___ PROVIDED DATA

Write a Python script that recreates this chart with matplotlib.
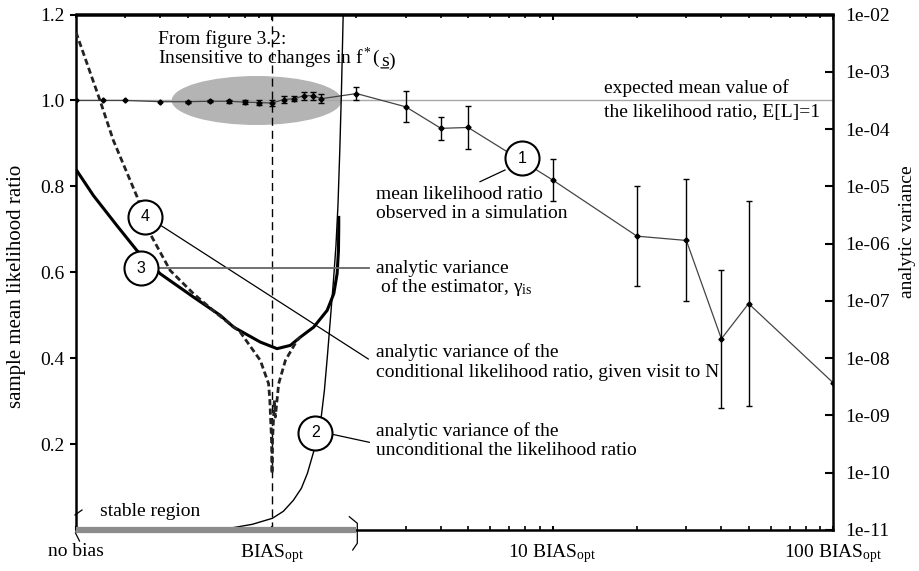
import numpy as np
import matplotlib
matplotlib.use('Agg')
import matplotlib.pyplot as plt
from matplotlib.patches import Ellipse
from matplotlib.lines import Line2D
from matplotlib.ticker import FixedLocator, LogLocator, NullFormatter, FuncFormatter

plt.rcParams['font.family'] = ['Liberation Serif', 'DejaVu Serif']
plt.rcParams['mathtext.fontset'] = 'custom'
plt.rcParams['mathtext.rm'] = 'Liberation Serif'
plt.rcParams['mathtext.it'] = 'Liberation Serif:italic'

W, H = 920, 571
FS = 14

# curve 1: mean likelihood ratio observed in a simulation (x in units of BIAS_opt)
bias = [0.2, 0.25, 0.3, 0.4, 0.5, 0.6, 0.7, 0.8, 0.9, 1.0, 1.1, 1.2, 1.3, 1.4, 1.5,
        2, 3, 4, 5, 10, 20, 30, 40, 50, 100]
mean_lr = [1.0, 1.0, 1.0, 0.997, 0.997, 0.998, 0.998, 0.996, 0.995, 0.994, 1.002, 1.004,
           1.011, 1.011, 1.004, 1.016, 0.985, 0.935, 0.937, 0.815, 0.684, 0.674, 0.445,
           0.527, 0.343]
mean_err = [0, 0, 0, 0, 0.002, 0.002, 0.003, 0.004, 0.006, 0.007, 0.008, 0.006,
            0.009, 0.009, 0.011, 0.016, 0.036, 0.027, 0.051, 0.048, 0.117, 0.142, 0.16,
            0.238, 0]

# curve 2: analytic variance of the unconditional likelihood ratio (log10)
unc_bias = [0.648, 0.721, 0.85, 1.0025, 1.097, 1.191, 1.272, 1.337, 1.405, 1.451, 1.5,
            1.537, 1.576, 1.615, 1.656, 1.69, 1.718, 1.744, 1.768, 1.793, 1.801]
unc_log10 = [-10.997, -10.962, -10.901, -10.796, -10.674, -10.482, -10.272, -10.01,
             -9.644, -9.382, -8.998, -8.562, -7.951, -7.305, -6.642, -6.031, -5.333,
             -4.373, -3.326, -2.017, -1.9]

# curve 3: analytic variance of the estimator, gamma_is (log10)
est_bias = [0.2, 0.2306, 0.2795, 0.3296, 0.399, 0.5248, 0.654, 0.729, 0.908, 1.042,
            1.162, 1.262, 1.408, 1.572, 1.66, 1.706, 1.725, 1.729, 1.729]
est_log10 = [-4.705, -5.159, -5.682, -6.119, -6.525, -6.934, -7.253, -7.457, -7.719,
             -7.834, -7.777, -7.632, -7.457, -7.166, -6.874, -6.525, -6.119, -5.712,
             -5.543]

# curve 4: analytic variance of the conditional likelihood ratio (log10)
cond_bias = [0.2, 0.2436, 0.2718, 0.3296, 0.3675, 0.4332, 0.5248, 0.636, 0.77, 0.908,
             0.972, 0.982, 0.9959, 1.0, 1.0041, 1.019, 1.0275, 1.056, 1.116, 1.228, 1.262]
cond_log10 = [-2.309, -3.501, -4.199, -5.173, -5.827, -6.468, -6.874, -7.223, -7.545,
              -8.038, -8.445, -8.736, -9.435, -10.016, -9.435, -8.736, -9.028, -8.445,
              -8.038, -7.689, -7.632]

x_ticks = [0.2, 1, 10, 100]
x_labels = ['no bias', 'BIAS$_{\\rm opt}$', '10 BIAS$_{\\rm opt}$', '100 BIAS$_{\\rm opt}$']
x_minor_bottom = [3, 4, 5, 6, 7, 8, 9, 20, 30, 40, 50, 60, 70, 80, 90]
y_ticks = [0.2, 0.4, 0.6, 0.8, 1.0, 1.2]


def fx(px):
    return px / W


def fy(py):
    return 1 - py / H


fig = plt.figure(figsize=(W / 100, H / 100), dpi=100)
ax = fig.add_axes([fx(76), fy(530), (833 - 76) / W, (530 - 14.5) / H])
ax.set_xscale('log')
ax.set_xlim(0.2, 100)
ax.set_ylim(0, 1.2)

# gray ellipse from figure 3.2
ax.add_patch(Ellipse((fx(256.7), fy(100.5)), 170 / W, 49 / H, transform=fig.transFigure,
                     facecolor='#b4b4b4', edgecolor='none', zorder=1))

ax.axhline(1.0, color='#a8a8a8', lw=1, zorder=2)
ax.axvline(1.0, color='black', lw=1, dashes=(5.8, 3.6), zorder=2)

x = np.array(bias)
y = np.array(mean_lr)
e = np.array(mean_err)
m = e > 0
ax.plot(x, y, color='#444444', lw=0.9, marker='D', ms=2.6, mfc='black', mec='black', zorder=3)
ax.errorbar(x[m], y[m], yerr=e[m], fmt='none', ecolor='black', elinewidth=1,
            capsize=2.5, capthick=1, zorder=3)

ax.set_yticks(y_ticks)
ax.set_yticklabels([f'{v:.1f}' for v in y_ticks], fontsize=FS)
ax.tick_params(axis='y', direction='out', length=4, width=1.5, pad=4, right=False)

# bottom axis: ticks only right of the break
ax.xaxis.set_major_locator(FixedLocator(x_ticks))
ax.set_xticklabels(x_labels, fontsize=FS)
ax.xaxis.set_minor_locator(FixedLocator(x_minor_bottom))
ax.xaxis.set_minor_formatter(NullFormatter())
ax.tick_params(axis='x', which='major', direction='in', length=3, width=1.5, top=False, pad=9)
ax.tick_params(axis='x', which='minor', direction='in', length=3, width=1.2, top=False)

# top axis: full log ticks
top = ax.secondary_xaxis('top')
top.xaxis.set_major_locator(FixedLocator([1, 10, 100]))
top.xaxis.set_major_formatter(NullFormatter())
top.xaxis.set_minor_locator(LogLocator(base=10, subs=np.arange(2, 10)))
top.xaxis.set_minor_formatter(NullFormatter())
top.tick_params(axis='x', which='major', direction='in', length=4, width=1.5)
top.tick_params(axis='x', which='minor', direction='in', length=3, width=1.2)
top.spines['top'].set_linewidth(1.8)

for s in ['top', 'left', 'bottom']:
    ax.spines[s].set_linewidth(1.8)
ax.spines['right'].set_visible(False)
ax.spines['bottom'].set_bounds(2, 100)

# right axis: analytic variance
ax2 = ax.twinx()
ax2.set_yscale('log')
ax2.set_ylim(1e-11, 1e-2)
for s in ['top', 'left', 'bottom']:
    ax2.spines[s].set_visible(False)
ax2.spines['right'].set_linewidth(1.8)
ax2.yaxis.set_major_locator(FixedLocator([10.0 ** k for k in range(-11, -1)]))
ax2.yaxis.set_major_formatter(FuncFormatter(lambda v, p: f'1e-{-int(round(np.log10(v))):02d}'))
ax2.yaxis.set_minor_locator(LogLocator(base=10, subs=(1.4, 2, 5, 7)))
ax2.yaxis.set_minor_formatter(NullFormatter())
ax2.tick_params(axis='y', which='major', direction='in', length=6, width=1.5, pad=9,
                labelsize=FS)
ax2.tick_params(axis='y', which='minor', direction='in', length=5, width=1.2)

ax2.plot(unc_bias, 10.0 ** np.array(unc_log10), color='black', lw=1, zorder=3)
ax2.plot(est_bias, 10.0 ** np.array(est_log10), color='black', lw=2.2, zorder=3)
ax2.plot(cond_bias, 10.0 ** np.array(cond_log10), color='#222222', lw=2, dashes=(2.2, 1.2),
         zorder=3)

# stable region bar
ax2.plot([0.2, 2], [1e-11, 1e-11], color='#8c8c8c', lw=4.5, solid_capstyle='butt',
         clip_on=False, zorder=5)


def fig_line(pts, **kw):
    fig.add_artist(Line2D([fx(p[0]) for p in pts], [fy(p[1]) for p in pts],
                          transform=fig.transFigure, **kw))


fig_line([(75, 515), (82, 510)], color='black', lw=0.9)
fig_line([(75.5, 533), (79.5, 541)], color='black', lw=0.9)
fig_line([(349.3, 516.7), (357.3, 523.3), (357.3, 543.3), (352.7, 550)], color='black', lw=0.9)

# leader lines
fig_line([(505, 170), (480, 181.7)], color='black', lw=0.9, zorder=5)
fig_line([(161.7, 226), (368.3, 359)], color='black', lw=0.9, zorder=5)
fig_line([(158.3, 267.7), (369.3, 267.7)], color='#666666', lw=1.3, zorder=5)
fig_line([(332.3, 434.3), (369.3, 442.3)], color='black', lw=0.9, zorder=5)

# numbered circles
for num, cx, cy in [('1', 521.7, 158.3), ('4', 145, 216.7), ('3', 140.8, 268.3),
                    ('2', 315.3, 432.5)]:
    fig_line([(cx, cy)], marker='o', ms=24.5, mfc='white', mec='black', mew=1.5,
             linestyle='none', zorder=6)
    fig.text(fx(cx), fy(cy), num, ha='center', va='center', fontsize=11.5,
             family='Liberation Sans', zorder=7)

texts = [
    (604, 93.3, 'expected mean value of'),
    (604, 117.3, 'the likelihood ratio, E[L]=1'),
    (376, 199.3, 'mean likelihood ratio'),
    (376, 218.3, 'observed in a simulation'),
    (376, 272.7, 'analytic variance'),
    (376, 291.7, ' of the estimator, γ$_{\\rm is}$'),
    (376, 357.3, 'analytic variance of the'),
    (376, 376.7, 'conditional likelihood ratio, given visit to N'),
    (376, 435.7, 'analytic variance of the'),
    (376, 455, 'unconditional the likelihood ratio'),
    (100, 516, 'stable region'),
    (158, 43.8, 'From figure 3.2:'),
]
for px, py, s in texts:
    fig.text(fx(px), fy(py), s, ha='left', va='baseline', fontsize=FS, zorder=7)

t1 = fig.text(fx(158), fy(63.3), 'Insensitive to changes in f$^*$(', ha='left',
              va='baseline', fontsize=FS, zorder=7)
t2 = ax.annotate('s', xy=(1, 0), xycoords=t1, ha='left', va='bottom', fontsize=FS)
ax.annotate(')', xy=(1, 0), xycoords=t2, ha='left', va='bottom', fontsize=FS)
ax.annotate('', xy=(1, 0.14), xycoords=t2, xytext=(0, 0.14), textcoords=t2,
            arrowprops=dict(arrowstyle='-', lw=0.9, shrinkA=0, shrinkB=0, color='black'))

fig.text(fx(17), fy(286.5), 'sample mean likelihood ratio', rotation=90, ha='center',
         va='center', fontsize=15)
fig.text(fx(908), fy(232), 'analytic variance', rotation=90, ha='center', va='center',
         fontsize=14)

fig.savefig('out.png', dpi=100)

______

Isolate each line of the listing above that includes "matplotlib". Copy it.

Write a Python script that recreates this chart with matplotlib.
import matplotlib
matplotlib.use('Agg')
import matplotlib.pyplot as plt
from matplotlib.patches import Ellipse
from matplotlib.lines import Line2D
from matplotlib.ticker import FixedLocator, LogLocator, NullFormatter, FuncFormatter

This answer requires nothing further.